Records with drawing code:

+++

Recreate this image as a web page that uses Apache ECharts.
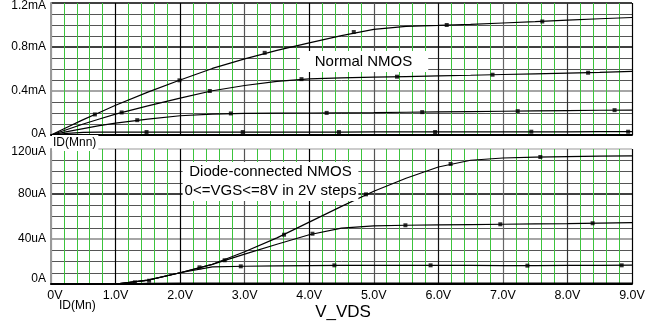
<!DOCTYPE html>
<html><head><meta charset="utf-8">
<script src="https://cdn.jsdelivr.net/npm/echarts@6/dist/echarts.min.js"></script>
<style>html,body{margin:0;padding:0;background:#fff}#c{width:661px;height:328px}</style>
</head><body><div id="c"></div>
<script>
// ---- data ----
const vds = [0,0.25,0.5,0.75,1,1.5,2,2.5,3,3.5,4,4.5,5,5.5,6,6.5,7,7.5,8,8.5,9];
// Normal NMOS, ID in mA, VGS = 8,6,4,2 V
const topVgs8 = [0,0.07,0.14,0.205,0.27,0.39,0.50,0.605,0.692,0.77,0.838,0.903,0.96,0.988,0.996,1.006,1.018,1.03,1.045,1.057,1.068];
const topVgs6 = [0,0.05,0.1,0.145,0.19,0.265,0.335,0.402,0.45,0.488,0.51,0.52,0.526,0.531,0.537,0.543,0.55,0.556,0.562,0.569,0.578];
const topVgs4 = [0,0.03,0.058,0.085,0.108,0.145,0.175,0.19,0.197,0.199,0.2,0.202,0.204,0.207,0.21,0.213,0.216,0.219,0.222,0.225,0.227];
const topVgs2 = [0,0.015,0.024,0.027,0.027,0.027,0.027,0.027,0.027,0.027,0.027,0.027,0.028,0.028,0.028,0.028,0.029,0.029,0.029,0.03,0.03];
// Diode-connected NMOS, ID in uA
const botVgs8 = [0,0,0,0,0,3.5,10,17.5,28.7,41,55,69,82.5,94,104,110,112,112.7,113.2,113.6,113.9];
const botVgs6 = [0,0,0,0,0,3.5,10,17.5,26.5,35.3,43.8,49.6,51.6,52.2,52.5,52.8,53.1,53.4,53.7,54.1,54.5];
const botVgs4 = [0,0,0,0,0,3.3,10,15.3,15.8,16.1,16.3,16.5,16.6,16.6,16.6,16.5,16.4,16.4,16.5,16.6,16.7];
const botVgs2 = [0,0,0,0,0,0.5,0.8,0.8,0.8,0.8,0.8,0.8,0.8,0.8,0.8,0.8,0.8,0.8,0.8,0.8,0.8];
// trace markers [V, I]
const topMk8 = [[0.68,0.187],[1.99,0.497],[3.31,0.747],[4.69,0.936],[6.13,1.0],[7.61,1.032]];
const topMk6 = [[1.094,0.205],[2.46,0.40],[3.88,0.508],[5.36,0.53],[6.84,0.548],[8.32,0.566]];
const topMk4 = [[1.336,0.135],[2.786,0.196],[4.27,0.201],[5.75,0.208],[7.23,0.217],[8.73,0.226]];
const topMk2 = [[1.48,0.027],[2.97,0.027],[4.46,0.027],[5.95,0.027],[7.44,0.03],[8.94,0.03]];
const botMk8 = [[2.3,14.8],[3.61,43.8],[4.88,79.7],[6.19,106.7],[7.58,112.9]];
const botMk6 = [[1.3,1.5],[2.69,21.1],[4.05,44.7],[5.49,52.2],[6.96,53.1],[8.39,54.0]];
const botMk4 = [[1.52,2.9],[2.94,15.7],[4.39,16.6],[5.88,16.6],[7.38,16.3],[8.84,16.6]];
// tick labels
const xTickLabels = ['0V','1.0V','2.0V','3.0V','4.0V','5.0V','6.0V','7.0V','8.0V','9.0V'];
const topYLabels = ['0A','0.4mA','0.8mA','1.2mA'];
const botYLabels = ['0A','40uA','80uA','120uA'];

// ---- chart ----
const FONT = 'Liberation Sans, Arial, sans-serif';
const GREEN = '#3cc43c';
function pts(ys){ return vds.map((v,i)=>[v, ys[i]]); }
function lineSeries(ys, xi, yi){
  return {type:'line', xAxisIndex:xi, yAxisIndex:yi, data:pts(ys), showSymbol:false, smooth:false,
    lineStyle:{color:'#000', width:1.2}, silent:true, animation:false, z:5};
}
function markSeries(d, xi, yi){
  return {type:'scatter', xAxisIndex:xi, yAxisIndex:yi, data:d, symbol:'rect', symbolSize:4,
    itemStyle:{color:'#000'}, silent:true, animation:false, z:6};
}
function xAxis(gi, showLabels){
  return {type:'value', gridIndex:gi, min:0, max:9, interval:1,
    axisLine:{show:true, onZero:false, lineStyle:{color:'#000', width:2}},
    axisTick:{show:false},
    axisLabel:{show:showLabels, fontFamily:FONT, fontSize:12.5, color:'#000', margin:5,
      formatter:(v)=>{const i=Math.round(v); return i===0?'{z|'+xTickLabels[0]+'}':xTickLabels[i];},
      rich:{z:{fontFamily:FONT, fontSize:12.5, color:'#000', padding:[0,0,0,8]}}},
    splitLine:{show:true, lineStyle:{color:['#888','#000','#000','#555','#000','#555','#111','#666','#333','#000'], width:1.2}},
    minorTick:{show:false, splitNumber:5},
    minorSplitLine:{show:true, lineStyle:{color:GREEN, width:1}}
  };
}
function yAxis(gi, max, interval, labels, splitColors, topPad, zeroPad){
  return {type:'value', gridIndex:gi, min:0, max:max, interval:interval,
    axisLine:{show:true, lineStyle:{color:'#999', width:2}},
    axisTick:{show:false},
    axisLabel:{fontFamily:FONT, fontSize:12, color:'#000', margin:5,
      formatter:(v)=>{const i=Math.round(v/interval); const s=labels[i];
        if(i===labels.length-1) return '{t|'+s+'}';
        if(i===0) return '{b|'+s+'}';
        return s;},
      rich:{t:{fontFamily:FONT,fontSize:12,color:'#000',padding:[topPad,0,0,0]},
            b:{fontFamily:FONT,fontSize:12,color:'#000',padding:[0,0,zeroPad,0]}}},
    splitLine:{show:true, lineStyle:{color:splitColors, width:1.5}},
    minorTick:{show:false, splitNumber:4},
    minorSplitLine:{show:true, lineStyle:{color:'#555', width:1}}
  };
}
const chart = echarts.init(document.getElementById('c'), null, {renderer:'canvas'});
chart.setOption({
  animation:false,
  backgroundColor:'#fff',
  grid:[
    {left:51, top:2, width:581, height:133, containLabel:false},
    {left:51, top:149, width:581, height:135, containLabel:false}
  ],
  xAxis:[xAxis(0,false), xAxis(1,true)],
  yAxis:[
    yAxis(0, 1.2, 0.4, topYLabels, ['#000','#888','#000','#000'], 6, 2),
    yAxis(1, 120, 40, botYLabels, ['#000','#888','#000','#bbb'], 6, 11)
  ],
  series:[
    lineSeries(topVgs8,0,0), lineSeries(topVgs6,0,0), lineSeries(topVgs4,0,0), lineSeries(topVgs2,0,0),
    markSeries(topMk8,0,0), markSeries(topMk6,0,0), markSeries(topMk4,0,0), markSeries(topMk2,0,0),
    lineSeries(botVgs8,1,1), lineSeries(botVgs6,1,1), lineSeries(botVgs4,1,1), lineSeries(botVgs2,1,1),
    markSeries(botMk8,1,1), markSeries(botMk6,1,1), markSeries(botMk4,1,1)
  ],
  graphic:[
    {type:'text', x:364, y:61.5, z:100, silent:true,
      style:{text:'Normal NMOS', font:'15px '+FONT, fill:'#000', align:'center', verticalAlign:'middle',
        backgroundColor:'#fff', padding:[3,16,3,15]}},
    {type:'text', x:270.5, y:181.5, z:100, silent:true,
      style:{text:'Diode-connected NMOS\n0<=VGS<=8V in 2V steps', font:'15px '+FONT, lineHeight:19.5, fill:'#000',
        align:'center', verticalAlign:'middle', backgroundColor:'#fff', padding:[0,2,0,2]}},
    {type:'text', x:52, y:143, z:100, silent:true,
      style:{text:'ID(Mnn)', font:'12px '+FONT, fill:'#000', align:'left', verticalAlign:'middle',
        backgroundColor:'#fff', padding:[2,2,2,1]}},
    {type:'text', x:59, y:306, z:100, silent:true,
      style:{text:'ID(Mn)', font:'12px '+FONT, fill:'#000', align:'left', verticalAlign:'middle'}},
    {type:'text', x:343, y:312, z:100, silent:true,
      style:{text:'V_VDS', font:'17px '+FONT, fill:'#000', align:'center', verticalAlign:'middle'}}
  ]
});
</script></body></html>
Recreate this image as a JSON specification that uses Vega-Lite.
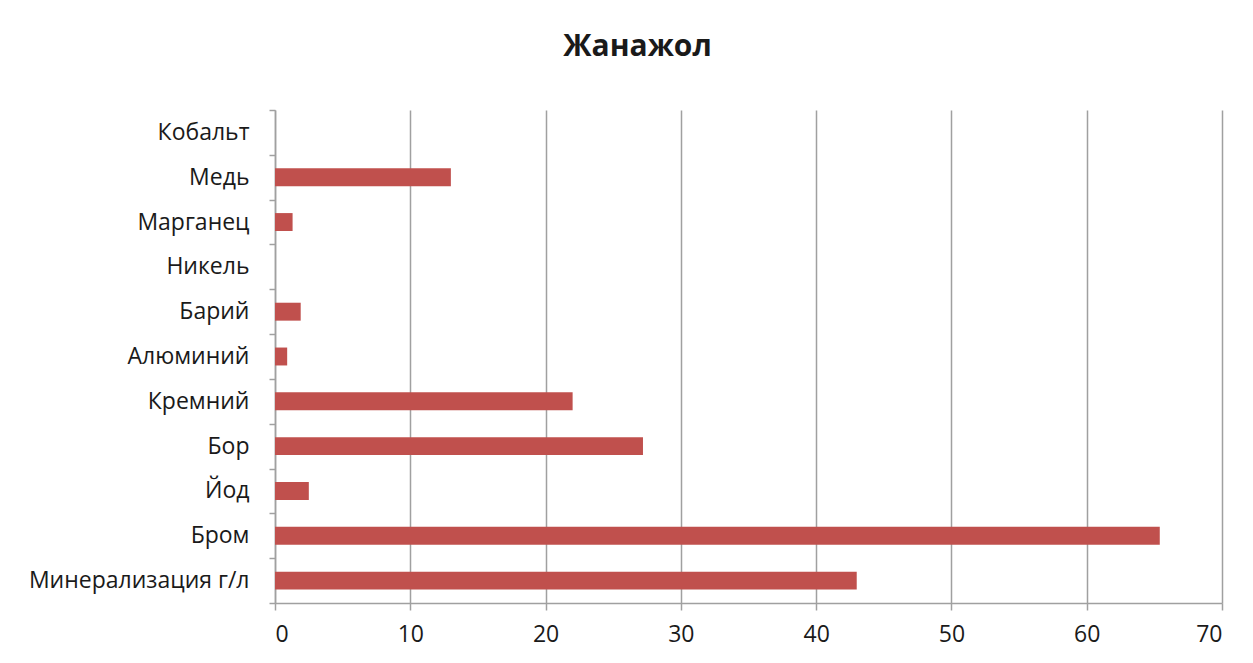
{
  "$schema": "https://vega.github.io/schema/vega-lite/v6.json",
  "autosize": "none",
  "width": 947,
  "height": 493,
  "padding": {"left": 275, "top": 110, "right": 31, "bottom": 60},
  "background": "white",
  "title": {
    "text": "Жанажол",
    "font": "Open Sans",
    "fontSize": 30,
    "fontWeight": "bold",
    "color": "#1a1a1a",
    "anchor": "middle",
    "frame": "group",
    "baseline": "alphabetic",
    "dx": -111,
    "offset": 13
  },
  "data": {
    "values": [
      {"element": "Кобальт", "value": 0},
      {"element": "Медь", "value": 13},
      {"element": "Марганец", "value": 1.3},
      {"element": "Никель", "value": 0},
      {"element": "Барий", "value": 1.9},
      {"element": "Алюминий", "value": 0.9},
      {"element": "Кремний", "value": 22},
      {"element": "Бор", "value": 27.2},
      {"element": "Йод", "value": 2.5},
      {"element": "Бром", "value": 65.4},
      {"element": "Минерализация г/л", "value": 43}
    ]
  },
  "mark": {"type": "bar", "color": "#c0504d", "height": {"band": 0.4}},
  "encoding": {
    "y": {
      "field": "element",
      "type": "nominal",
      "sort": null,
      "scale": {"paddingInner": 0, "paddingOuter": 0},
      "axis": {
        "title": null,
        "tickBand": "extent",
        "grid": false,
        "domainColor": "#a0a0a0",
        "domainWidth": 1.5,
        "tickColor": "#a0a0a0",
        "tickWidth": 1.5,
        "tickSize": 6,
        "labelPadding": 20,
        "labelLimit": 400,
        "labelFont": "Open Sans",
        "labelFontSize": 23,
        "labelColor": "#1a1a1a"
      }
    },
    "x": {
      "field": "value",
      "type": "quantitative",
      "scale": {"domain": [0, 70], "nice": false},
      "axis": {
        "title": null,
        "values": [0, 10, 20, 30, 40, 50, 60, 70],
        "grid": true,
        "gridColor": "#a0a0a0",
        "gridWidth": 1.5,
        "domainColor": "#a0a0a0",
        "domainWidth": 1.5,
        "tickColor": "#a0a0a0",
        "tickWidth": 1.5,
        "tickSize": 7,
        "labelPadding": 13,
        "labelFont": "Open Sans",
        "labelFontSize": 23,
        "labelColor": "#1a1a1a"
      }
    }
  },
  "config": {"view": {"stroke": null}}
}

+++

TASK TO COMPLETE: Search the preceding listing for the word "image" and pull out every line that holds it.

PROBLEM SOLUTION:
Recreate this image as a web page that uses Apache ECharts.
Recreate this image as a JSON specification that uses Vega-Lite.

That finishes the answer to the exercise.